▶ [Data for the task]:
========================================

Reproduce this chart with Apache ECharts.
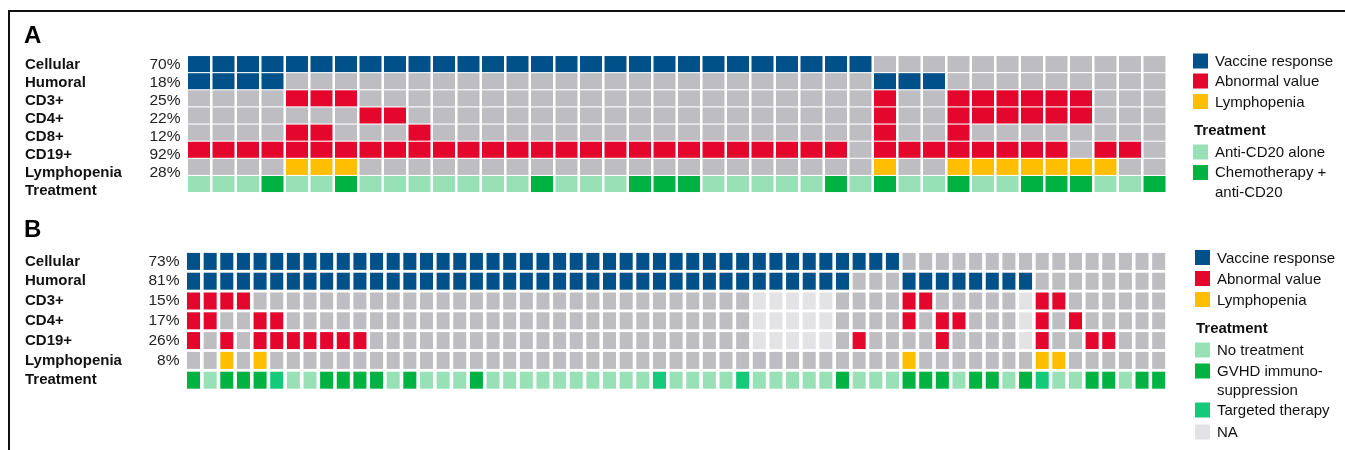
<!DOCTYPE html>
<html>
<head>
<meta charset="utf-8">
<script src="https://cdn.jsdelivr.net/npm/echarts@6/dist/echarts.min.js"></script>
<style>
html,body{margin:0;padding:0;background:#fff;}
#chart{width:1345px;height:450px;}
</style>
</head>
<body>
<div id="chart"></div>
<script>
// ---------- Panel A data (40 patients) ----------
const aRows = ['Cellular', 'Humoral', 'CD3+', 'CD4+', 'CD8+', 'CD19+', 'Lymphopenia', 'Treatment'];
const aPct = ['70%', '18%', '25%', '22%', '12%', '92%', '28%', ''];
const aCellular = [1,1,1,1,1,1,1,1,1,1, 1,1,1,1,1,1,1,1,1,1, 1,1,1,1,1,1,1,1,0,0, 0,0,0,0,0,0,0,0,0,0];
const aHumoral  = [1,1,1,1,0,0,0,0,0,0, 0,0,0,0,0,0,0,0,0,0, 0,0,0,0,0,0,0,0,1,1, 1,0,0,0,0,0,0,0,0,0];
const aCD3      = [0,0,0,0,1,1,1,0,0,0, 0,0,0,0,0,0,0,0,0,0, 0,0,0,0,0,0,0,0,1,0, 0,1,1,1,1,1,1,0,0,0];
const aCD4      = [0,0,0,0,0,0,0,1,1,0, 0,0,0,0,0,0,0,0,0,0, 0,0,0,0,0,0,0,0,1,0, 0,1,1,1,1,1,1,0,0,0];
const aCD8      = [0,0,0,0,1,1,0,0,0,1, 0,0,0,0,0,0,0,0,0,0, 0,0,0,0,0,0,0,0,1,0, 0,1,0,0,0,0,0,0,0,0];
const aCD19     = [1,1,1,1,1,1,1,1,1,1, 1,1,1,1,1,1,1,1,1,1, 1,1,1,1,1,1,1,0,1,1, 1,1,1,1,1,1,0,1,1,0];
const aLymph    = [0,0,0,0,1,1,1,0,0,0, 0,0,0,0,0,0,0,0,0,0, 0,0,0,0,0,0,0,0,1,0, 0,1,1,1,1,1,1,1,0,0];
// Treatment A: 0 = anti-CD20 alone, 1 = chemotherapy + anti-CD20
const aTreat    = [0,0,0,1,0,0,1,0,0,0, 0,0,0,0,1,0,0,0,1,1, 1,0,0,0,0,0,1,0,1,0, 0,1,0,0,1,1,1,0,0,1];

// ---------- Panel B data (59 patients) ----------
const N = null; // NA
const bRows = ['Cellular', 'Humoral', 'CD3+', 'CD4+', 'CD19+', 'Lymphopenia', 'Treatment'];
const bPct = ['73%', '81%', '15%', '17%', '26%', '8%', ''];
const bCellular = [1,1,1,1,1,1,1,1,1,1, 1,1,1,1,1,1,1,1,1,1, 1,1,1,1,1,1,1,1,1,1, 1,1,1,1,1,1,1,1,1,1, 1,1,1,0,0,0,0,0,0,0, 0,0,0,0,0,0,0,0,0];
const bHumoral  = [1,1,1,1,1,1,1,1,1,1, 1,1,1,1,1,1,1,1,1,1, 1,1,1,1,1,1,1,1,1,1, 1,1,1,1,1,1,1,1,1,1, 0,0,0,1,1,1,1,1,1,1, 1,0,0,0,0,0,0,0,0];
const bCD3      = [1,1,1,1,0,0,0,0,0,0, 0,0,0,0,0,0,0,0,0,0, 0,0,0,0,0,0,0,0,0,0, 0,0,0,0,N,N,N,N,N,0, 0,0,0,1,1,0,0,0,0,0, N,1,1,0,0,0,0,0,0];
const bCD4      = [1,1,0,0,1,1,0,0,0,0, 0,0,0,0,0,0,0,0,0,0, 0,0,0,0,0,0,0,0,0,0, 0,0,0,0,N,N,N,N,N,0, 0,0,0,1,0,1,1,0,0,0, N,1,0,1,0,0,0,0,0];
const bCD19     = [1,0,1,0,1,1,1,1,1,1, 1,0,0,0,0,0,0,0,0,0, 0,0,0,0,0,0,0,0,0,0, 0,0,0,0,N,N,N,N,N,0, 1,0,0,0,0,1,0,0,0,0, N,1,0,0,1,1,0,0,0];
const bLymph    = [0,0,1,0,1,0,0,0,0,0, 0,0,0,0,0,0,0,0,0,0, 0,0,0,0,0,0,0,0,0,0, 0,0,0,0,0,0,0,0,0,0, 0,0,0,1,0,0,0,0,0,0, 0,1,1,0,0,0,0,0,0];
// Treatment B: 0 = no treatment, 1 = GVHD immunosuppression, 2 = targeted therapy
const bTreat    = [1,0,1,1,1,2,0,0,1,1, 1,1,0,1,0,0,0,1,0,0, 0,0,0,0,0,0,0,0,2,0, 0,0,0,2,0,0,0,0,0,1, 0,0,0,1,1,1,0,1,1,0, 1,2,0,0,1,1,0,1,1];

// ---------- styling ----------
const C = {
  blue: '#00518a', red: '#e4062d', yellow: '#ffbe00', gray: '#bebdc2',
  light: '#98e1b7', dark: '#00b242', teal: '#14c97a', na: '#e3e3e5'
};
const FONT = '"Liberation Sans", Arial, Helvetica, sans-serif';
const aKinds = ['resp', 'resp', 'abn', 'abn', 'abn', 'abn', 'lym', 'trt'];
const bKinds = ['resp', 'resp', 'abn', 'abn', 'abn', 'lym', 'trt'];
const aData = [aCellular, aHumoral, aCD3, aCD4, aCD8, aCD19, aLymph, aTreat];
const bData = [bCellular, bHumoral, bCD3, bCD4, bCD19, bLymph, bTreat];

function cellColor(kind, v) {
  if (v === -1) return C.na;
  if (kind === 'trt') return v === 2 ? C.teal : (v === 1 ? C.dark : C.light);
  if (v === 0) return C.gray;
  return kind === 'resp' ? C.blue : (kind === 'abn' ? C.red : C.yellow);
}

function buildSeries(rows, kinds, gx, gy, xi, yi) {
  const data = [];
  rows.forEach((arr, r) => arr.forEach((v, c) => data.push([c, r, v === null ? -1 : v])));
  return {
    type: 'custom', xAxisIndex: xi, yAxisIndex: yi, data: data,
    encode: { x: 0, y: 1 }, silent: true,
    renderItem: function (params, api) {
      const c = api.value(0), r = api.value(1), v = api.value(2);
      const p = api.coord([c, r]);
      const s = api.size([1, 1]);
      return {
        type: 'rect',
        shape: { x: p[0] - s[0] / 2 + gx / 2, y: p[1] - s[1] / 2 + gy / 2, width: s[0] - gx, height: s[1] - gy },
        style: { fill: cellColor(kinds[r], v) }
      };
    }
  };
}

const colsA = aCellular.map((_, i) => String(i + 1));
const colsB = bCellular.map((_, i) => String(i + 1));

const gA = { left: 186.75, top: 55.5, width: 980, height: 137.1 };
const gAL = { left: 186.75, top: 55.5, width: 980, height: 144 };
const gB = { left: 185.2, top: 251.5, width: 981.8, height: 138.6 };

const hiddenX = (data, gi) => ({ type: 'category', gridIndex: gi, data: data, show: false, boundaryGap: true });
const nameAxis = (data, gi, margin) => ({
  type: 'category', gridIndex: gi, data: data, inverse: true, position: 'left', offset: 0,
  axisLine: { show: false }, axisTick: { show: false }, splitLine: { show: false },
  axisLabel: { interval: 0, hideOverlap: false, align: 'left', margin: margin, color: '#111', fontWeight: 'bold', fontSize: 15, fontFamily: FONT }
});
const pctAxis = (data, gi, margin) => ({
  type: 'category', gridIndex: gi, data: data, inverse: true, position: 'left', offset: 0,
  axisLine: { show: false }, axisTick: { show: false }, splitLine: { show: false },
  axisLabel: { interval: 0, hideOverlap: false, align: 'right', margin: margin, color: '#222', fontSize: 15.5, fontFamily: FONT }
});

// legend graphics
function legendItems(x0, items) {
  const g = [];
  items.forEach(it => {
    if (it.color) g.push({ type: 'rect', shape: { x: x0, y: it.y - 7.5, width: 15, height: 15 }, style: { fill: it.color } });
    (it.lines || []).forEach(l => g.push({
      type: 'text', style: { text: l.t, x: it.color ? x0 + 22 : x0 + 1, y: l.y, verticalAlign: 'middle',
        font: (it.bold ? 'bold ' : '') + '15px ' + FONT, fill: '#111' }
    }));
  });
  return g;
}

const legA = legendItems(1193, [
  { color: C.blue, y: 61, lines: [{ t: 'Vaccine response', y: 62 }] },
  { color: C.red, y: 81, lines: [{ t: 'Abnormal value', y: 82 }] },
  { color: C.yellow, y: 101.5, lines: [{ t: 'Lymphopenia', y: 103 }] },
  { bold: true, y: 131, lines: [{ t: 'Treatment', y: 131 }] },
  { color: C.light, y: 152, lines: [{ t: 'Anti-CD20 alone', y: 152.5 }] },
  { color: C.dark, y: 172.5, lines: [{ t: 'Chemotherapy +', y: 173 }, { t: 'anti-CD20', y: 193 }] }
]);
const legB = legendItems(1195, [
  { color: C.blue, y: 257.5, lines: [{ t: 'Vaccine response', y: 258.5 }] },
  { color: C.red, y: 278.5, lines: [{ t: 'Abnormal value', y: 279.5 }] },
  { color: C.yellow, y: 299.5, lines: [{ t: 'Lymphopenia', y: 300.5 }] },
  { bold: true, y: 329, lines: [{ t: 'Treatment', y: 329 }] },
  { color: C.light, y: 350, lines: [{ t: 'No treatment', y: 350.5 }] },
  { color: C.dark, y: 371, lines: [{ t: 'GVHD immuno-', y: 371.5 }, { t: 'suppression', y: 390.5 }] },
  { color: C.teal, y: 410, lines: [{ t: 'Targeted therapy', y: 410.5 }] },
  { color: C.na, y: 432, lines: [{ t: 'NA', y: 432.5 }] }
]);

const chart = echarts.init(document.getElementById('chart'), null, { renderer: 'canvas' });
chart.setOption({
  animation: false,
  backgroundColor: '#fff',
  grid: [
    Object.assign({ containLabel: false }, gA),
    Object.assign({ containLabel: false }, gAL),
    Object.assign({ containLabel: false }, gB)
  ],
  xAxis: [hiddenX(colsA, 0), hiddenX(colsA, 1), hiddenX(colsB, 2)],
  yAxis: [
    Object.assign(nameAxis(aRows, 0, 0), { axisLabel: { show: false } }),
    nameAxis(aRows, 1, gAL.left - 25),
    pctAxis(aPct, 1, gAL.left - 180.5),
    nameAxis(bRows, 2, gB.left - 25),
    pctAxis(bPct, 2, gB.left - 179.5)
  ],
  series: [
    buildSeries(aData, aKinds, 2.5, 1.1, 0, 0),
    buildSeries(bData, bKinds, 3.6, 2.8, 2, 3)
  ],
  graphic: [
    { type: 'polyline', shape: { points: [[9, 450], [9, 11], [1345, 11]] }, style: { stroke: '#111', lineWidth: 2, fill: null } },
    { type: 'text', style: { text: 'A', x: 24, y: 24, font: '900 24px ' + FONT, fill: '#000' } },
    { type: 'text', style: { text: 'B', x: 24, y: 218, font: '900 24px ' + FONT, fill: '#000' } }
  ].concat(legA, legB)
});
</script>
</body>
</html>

========================================

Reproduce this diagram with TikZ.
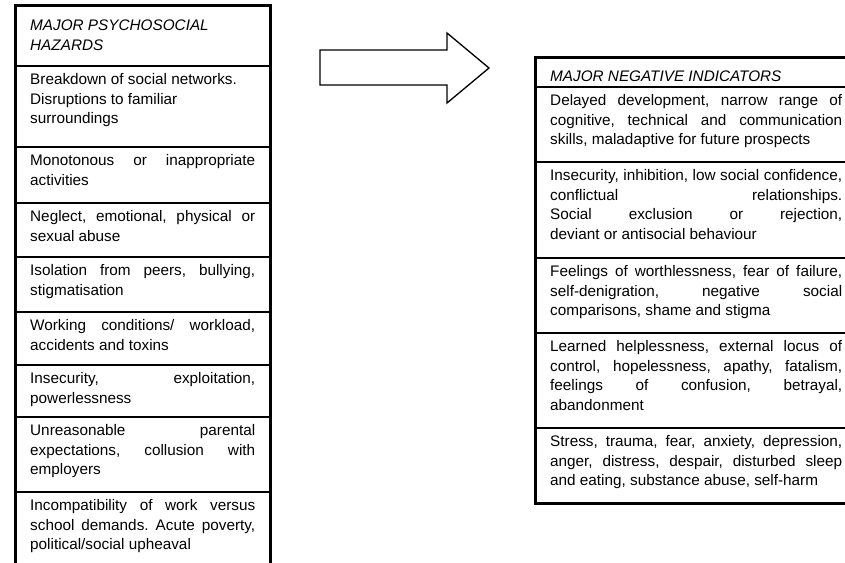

========================================

▶ [Task prompt]:
Skip all pictures. Output only the lines from the one containing "Reproduce this chart with Apache ECharts." to the one containing "0,0,0,0,1,0,0,0,1,1, 1,0,0,0,0,0,1,0,1,0, 0,1,0,0,1,1,1,0,0,1];", both lines included.

▶ [Task response]:
Reproduce this chart with Apache ECharts.
<!DOCTYPE html>
<html>
<head>
<meta charset="utf-8">
<script src="https://cdn.jsdelivr.net/npm/echarts@6/dist/echarts.min.js"></script>
<style>
html,body{margin:0;padding:0;background:#fff;}
#chart{width:1345px;height:450px;}
</style>
</head>
<body>
<div id="chart"></div>
<script>
// ---------- Panel A data (40 patients) ----------
const aRows = ['Cellular', 'Humoral', 'CD3+', 'CD4+', 'CD8+', 'CD19+', 'Lymphopenia', 'Treatment'];
const aPct = ['70%', '18%', '25%', '22%', '12%', '92%', '28%', ''];
const aCellular = [1,1,1,1,1,1,1,1,1,1, 1,1,1,1,1,1,1,1,1,1, 1,1,1,1,1,1,1,1,0,0, 0,0,0,0,0,0,0,0,0,0];
const aHumoral  = [1,1,1,1,0,0,0,0,0,0, 0,0,0,0,0,0,0,0,0,0, 0,0,0,0,0,0,0,0,1,1, 1,0,0,0,0,0,0,0,0,0];
const aCD3      = [0,0,0,0,1,1,1,0,0,0, 0,0,0,0,0,0,0,0,0,0, 0,0,0,0,0,0,0,0,1,0, 0,1,1,1,1,1,1,0,0,0];
const aCD4      = [0,0,0,0,0,0,0,1,1,0, 0,0,0,0,0,0,0,0,0,0, 0,0,0,0,0,0,0,0,1,0, 0,1,1,1,1,1,1,0,0,0];
const aCD8      = [0,0,0,0,1,1,0,0,0,1, 0,0,0,0,0,0,0,0,0,0, 0,0,0,0,0,0,0,0,1,0, 0,1,0,0,0,0,0,0,0,0];
const aCD19     = [1,1,1,1,1,1,1,1,1,1, 1,1,1,1,1,1,1,1,1,1, 1,1,1,1,1,1,1,0,1,1, 1,1,1,1,1,1,0,1,1,0];
const aLymph    = [0,0,0,0,1,1,1,0,0,0, 0,0,0,0,0,0,0,0,0,0, 0,0,0,0,0,0,0,0,1,0, 0,1,1,1,1,1,1,1,0,0];
// Treatment A: 0 = anti-CD20 alone, 1 = chemotherapy + anti-CD20
const aTreat    = [0,0,0,1,0,0,1,0,0,0, 0,0,0,0,1,0,0,0,1,1, 1,0,0,0,0,0,1,0,1,0, 0,1,0,0,1,1,1,0,0,1];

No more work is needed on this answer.